…some not all = none not some…

Then Pharaoh called Moses and said, “Go, serve the Lord; your little ones may also go with you; only let your flocks and your herds remain behind.”
Exodus 10:24

I have to wonder what the mental process was like in Pharaoh’s mind as he worked through each stage of the ten plagues. How high was his threshold for trouble? How deep did his arrogance and belief in his own divinity run? Though I believe that it is possible to start “believing your own press”, at some point we all have those quiet moments when we have no doubt in our heart that we are mortal, that we are weak, that in the scope of the broadness of the universe we are very small. For Pharaoh this took a long time, and eventually the death of the only true immortality that he knew in the form of his successor, his first-born son.

With each plague Pharaoh would convince Moses that he had changed his mind and he was ready and willing to acquiesce to his and Aaron’s requests. They hadn’t even asked to leave Egypt forever, they merely wanted to take a few days to go worship, to go honor their supreme Being. But even that, for Pharaoh, was too much. So he would, each time Moses prayed the plagues away, invoke certain conditions on the Hebrew Worship Conference that he had conveniently failed to mention as he was sipping blood, swatting frogs, flies, or locusts, or even wandering around in the dark.

The verse above is merely the last in a long line of exceptions that Pharaoh was determined to levy on the children of Israel. He was willing to let them go worship each time, all of them except for, “fill in the blank”.

At some point I wonder, if I was Moses, whether I would have taken the deal. In our modern day culture where truth is as fickle as the latest public opinion poll taken, Moses’ numbers were low. Pharaoh and the Egyptians obviously didn’t like him, his own people were ready to be rid of him due to the extra work they were faced with, and on the way to Egypt his wife had been frustrated with him for God’s dealings with them (unless “Bridegroom of Blood” sounds like a pet name to you Ex 4:26). Moses was out on a limb with this operation; just him, Aaron (who we find out later wasn’t the most diligent of assistants Ex 32), and God. I don’t think I’m in dangerous waters by saying that it was really only God that Moses was counting. But how tempting would it have been, when everyone except God and your used-car salesman relative is against you, to just take the best deal possible and be done with it all. How badly did Moses just want to get out of there, have church, and then get back to Midian with the sheep and the burning shrubbery?
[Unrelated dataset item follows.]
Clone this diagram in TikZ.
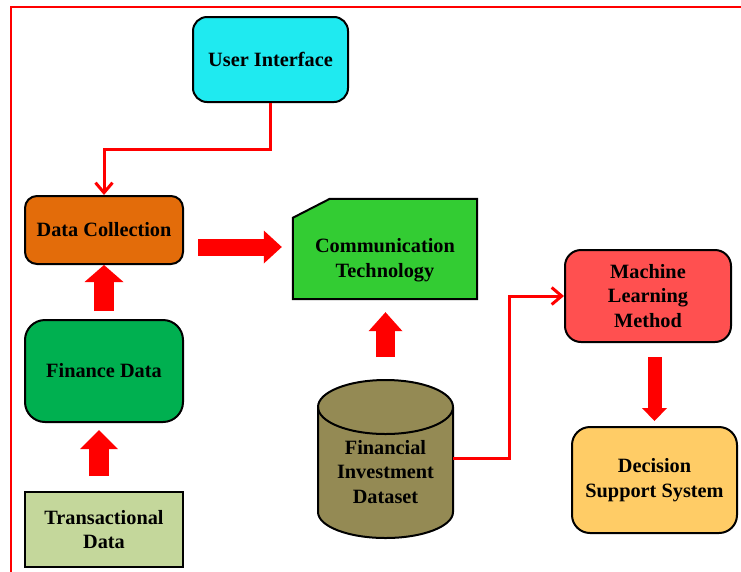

The truth is that half-way is much easier. All the talk about integrity and honor and effort wouldn’t be needed if everyone did everything all the way. If everybody gave as much effort at their little slice of life as Michael Jordan gave to basketball then we would have a lot fewer problems on this planet, a lot more inventions in our homes and offices, and a lot less use for the mindless forms of entertainment that plague us in the West. But with all the problems, the slowdown of invention, and the unrelenting stream of sub-par television into obese minds we can see that, for the most part, Michael Jordan we ain’t.

This is a powerful tool of sin and evil. Sin not only allows us to do things half way, it is perfectly willing to let us do things “a little” quite a bit. We can go to church, give in the offering, read our Bible, pray, etc… any of those things are in bounds, but a total and full, unabashed surrender to the living Christ is where the line gets drawn.
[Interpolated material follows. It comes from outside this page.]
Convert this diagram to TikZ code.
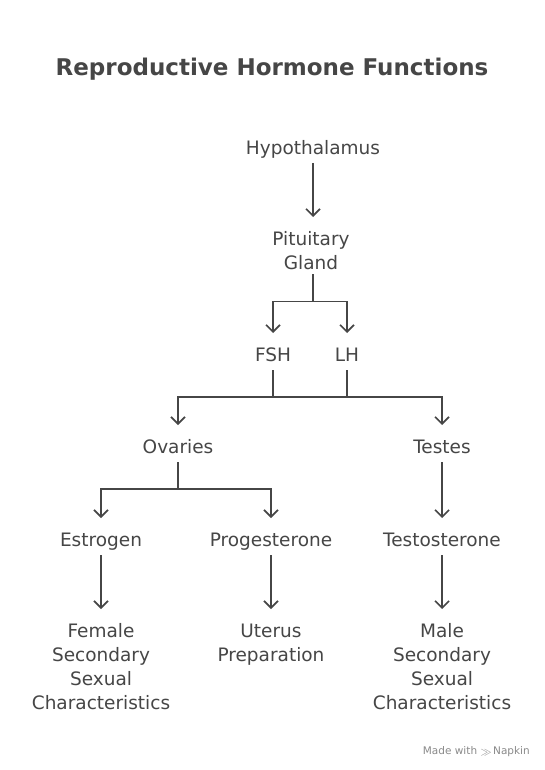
\documentclass[tikz,border=0pt]{standalone}
\usepackage{fontspec}
\setmainfont{DejaVu Sans}
\usetikzlibrary{arrows.meta,calc}
\definecolor{ink}{HTML}{464646}
\definecolor{mark}{HTML}{8A8A8A}
\begin{document}
\begin{tikzpicture}[x=1pt,y=1pt,
  lbl/.style={font=\fontsize{18.5}{24}\selectfont, text=ink, align=center, inner sep=0pt, outer sep=0pt},
  one/.style={lbl, text height=15.5pt, text depth=0.5pt},
  multi/.style={lbl, anchor=north},
  conn/.style={draw=ink, line width=1.6pt, shorten <=8pt},
  arr/.style={conn, -{Straight Barb[length=7pt,width=14pt,line width=1.6pt]}, shorten >=13pt},
  seg/.style={draw=ink, line width=1.6pt}]
\useasboundingbox (0,0) rectangle (544,-770);
\fill[white] (0,0) rectangle (544,-770);

\node[font=\bfseries\fontsize{23}{28}\selectfont, text=ink, inner sep=0pt] (title) at (272,-69) {Reproductive Hormone Functions};

\node[one] (hyp) at (313,-147) {Hypothalamus};
\node[multi] (pit) at (311,-231) {Pituitary\\Gland};
\node[one] (fsh) at (273,-354) {FSH};
\node[one] (lh) at (347,-354) {LH};
\node[one] (ov) at (178,-446) {Ovaries};
\node[one] (te) at (442,-446) {Testes};
\node[one] (est) at (101,-539) {Estrogen};
\node[one] (pro) at (271,-539) {Progesterone};
\node[one] (tst) at (442,-539) {Testosterone};
\node[multi] (fem) at (101,-623) {Female\\Secondary\\Sexual\\Characteristics};
\node[multi] (ut) at (271,-624) {Uterus\\Preparation};
\node[multi] (mal) at (442,-623) {Male\\Secondary\\Sexual\\Characteristics};

\node[font=\fontsize{10.5}{12}\selectfont, text=mark, anchor=east, inner sep=0pt] (wm) at (530,-752) {Made with \raisebox{-0.5pt}{$\gg$}\,Napkin};

% hypothalamus -> pituitary
\draw[arr, shorten >=14pt] (hyp.south) -- (hyp.south |- pit.north);

% pituitary -> FSH, LH
\coordinate (jp) at ($(hyp.south |- pit.south)+(0,-32)$);
\draw[conn, shorten <=5pt] (hyp.south |- pit.south) -- (jp);
\draw[arr, shorten <=0pt] (jp) -| (fsh.north);
\draw[arr, shorten <=0pt] (jp) -| (lh.north);

% FSH, LH -> ovaries, testes
\coordinate (jf) at ($(fsh.south)+(0,-35)$);
\coordinate (jl) at ($(lh.south)+(0,-35)$);
\draw[conn] (fsh.south) -- (jf);
\draw[conn] (lh.south) -- (jl);
\draw[arr, shorten <=0pt] (jf) -| (ov.north);
\draw[arr, shorten <=0pt] (jl) -| (te.north);
\draw[seg] (jf) -- (jl);

% ovaries -> estrogen, progesterone
\coordinate (jo) at ($(ov.south)+(0,-35)$);
\draw[conn] (ov.south) -- (jo);
\draw[arr, shorten <=0pt] (jo) -| (est.north);
\draw[arr, shorten <=0pt] (jo) -| (pro.north);

% testes -> testosterone
\draw[arr] (te.south) -- (tst.north);

% hormones -> effects
\draw[arr, shorten >=14pt] (est.south) -- (fem.north);
\draw[arr, shorten >=15pt] (pro.south) -- (ut.north);
\draw[arr, shorten >=14pt] (tst.south) -- (mal.north);
\end{tikzpicture}
\end{document}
Moses wouldn’t allow some to be enough. This was the way he had lived his entire life, and his leadership into worship of God was no different. There was no whole in any half. There still isn’t. Worship is not something that we do some of. Some equals none in the realm of worship. Paul told the Corinthians that worship is not done only in a church. It is done at the dinner table and at the water cooler or coffee shop as well. Moses even found worship in a desert. Every aspect of our life is a temple that longs to be filled with worship.

Moses, wisely, not only rejects Pharaoh’s exceptions, but he refuses to go “worship” with anything less than everything. There is no room in Moses’ understanding of worship for leaving something behind. Nor should there be in ours.